Exercise - Leaving out the pictures, retype all the material exactly.

Data provided -
::::::::
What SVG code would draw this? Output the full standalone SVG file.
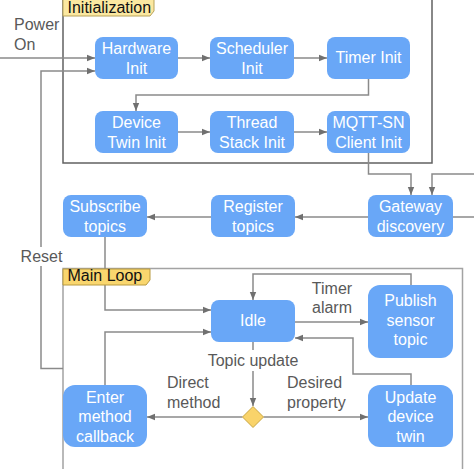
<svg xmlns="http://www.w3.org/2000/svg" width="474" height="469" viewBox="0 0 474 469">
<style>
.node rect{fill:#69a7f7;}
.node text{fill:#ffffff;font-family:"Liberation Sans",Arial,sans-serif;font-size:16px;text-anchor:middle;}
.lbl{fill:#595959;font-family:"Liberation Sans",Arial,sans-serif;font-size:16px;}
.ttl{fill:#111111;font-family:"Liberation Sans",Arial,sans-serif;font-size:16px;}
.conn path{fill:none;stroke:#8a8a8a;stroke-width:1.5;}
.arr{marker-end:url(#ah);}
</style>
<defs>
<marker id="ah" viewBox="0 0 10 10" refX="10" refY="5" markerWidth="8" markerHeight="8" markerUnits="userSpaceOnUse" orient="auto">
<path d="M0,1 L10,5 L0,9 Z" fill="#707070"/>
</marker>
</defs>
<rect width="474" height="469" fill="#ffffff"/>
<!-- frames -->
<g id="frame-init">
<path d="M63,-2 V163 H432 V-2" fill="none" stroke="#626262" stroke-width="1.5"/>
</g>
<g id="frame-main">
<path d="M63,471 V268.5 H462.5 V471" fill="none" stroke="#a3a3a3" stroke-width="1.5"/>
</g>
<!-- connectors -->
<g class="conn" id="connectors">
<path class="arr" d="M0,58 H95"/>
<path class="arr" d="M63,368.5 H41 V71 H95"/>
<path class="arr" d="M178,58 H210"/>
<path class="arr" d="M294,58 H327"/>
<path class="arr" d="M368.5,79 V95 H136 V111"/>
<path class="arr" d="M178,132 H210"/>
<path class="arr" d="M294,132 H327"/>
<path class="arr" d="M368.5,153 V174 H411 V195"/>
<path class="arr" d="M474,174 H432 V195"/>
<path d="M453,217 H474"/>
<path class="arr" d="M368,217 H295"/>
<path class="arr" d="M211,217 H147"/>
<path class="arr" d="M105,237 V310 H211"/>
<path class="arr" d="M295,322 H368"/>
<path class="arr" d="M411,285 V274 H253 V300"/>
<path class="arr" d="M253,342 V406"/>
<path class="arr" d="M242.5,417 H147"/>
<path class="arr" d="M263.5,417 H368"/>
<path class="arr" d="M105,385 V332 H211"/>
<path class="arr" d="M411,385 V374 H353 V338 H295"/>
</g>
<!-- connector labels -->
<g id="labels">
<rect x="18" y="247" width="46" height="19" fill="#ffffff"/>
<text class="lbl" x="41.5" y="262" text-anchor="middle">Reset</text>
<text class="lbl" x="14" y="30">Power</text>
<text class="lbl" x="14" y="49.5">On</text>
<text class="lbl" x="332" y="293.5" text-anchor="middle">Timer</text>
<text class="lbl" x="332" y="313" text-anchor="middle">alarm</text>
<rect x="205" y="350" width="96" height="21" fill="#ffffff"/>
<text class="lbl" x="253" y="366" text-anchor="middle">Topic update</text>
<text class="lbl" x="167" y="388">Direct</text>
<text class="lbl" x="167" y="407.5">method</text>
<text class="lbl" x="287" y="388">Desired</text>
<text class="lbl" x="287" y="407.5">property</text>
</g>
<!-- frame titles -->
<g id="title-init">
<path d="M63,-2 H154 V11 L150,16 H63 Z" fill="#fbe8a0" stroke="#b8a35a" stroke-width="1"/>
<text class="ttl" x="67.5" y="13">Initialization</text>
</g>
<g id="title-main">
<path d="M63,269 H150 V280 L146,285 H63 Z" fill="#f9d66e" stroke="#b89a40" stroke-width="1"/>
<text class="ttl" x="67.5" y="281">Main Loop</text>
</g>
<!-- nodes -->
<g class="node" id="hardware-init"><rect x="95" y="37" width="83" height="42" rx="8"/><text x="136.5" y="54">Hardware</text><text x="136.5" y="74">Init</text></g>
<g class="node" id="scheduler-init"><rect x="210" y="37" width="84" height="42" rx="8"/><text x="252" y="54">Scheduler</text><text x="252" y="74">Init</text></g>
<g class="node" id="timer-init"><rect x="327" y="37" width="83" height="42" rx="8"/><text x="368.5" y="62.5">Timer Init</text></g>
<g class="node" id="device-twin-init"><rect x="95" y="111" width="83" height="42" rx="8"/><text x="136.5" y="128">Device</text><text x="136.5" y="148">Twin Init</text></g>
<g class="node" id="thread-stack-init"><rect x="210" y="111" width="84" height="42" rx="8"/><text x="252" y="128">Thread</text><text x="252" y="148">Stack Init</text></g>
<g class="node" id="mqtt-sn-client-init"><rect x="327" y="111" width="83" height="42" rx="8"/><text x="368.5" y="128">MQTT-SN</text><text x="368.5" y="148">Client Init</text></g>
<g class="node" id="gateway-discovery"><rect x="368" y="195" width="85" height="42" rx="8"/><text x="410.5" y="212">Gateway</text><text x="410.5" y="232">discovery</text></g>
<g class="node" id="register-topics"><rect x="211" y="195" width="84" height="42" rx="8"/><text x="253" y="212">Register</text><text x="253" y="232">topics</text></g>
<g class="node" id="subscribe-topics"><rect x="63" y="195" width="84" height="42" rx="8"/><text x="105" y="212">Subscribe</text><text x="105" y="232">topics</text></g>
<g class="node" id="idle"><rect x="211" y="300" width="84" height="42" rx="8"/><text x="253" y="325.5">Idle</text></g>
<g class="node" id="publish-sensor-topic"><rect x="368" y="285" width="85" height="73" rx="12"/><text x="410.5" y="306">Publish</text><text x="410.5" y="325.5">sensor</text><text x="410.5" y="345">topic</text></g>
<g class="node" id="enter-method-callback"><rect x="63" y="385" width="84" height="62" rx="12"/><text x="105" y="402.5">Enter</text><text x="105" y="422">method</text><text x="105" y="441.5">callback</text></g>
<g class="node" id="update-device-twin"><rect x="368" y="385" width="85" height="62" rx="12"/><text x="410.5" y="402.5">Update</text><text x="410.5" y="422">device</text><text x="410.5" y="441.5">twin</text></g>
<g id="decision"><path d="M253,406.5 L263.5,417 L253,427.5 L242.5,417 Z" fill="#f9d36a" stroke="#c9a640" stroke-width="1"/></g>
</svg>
::::::::
Result below -
What SVG code would draw this? Output the full standalone SVG file.
<svg xmlns="http://www.w3.org/2000/svg" width="474" height="469" viewBox="0 0 474 469">
<style>
.node rect{fill:#69a7f7;}
.node text{fill:#ffffff;font-family:"Liberation Sans",Arial,sans-serif;font-size:16px;text-anchor:middle;}
.lbl{fill:#595959;font-family:"Liberation Sans",Arial,sans-serif;font-size:16px;}
.ttl{fill:#111111;font-family:"Liberation Sans",Arial,sans-serif;font-size:16px;}
.conn path{fill:none;stroke:#8a8a8a;stroke-width:1.5;}
.arr{marker-end:url(#ah);}
</style>
<defs>
<marker id="ah" viewBox="0 0 10 10" refX="10" refY="5" markerWidth="8" markerHeight="8" markerUnits="userSpaceOnUse" orient="auto">
<path d="M0,1 L10,5 L0,9 Z" fill="#707070"/>
</marker>
</defs>
<rect width="474" height="469" fill="#ffffff"/>
<!-- frames -->
<g id="frame-init">
<path d="M63,-2 V163 H432 V-2" fill="none" stroke="#626262" stroke-width="1.5"/>
</g>
<g id="frame-main">
<path d="M63,471 V268.5 H462.5 V471" fill="none" stroke="#a3a3a3" stroke-width="1.5"/>
</g>
<!-- connectors -->
<g class="conn" id="connectors">
<path class="arr" d="M0,58 H95"/>
<path class="arr" d="M63,368.5 H41 V71 H95"/>
<path class="arr" d="M178,58 H210"/>
<path class="arr" d="M294,58 H327"/>
<path class="arr" d="M368.5,79 V95 H136 V111"/>
<path class="arr" d="M178,132 H210"/>
<path class="arr" d="M294,132 H327"/>
<path class="arr" d="M368.5,153 V174 H411 V195"/>
<path class="arr" d="M474,174 H432 V195"/>
<path d="M453,217 H474"/>
<path class="arr" d="M368,217 H295"/>
<path class="arr" d="M211,217 H147"/>
<path class="arr" d="M105,237 V310 H211"/>
<path class="arr" d="M295,322 H368"/>
<path class="arr" d="M411,285 V274 H253 V300"/>
<path class="arr" d="M253,342 V406"/>
<path class="arr" d="M242.5,417 H147"/>
<path class="arr" d="M263.5,417 H368"/>
<path class="arr" d="M105,385 V332 H211"/>
<path class="arr" d="M411,385 V374 H353 V338 H295"/>
</g>
<!-- connector labels -->
<g id="labels">
<rect x="18" y="247" width="46" height="19" fill="#ffffff"/>
<text class="lbl" x="41.5" y="262" text-anchor="middle">Reset</text>
<text class="lbl" x="14" y="30">Power</text>
<text class="lbl" x="14" y="49.5">On</text>
<text class="lbl" x="332" y="293.5" text-anchor="middle">Timer</text>
<text class="lbl" x="332" y="313" text-anchor="middle">alarm</text>
<rect x="205" y="350" width="96" height="21" fill="#ffffff"/>
<text class="lbl" x="253" y="366" text-anchor="middle">Topic update</text>
<text class="lbl" x="167" y="388">Direct</text>
<text class="lbl" x="167" y="407.5">method</text>
<text class="lbl" x="287" y="388">Desired</text>
<text class="lbl" x="287" y="407.5">property</text>
</g>
<!-- frame titles -->
<g id="title-init">
<path d="M63,-2 H154 V11 L150,16 H63 Z" fill="#fbe8a0" stroke="#b8a35a" stroke-width="1"/>
<text class="ttl" x="67.5" y="13">Initialization</text>
</g>
<g id="title-main">
<path d="M63,269 H150 V280 L146,285 H63 Z" fill="#f9d66e" stroke="#b89a40" stroke-width="1"/>
<text class="ttl" x="67.5" y="281">Main Loop</text>
</g>
<!-- nodes -->
<g class="node" id="hardware-init"><rect x="95" y="37" width="83" height="42" rx="8"/><text x="136.5" y="54">Hardware</text><text x="136.5" y="74">Init</text></g>
<g class="node" id="scheduler-init"><rect x="210" y="37" width="84" height="42" rx="8"/><text x="252" y="54">Scheduler</text><text x="252" y="74">Init</text></g>
<g class="node" id="timer-init"><rect x="327" y="37" width="83" height="42" rx="8"/><text x="368.5" y="62.5">Timer Init</text></g>
<g class="node" id="device-twin-init"><rect x="95" y="111" width="83" height="42" rx="8"/><text x="136.5" y="128">Device</text><text x="136.5" y="148">Twin Init</text></g>
<g class="node" id="thread-stack-init"><rect x="210" y="111" width="84" height="42" rx="8"/><text x="252" y="128">Thread</text><text x="252" y="148">Stack Init</text></g>
<g class="node" id="mqtt-sn-client-init"><rect x="327" y="111" width="83" height="42" rx="8"/><text x="368.5" y="128">MQTT-SN</text><text x="368.5" y="148">Client Init</text></g>
<g class="node" id="gateway-discovery"><rect x="368" y="195" width="85" height="42" rx="8"/><text x="410.5" y="212">Gateway</text><text x="410.5" y="232">discovery</text></g>
<g class="node" id="register-topics"><rect x="211" y="195" width="84" height="42" rx="8"/><text x="253" y="212">Register</text><text x="253" y="232">topics</text></g>
<g class="node" id="subscribe-topics"><rect x="63" y="195" width="84" height="42" rx="8"/><text x="105" y="212">Subscribe</text><text x="105" y="232">topics</text></g>
<g class="node" id="idle"><rect x="211" y="300" width="84" height="42" rx="8"/><text x="253" y="325.5">Idle</text></g>
<g class="node" id="publish-sensor-topic"><rect x="368" y="285" width="85" height="73" rx="12"/><text x="410.5" y="306">Publish</text><text x="410.5" y="325.5">sensor</text><text x="410.5" y="345">topic</text></g>
<g class="node" id="enter-method-callback"><rect x="63" y="385" width="84" height="62" rx="12"/><text x="105" y="402.5">Enter</text><text x="105" y="422">method</text><text x="105" y="441.5">callback</text></g>
<g class="node" id="update-device-twin"><rect x="368" y="385" width="85" height="62" rx="12"/><text x="410.5" y="402.5">Update</text><text x="410.5" y="422">device</text><text x="410.5" y="441.5">twin</text></g>
<g id="decision"><path d="M253,406.5 L263.5,417 L253,427.5 L242.5,417 Z" fill="#f9d36a" stroke="#c9a640" stroke-width="1"/></g>
</svg>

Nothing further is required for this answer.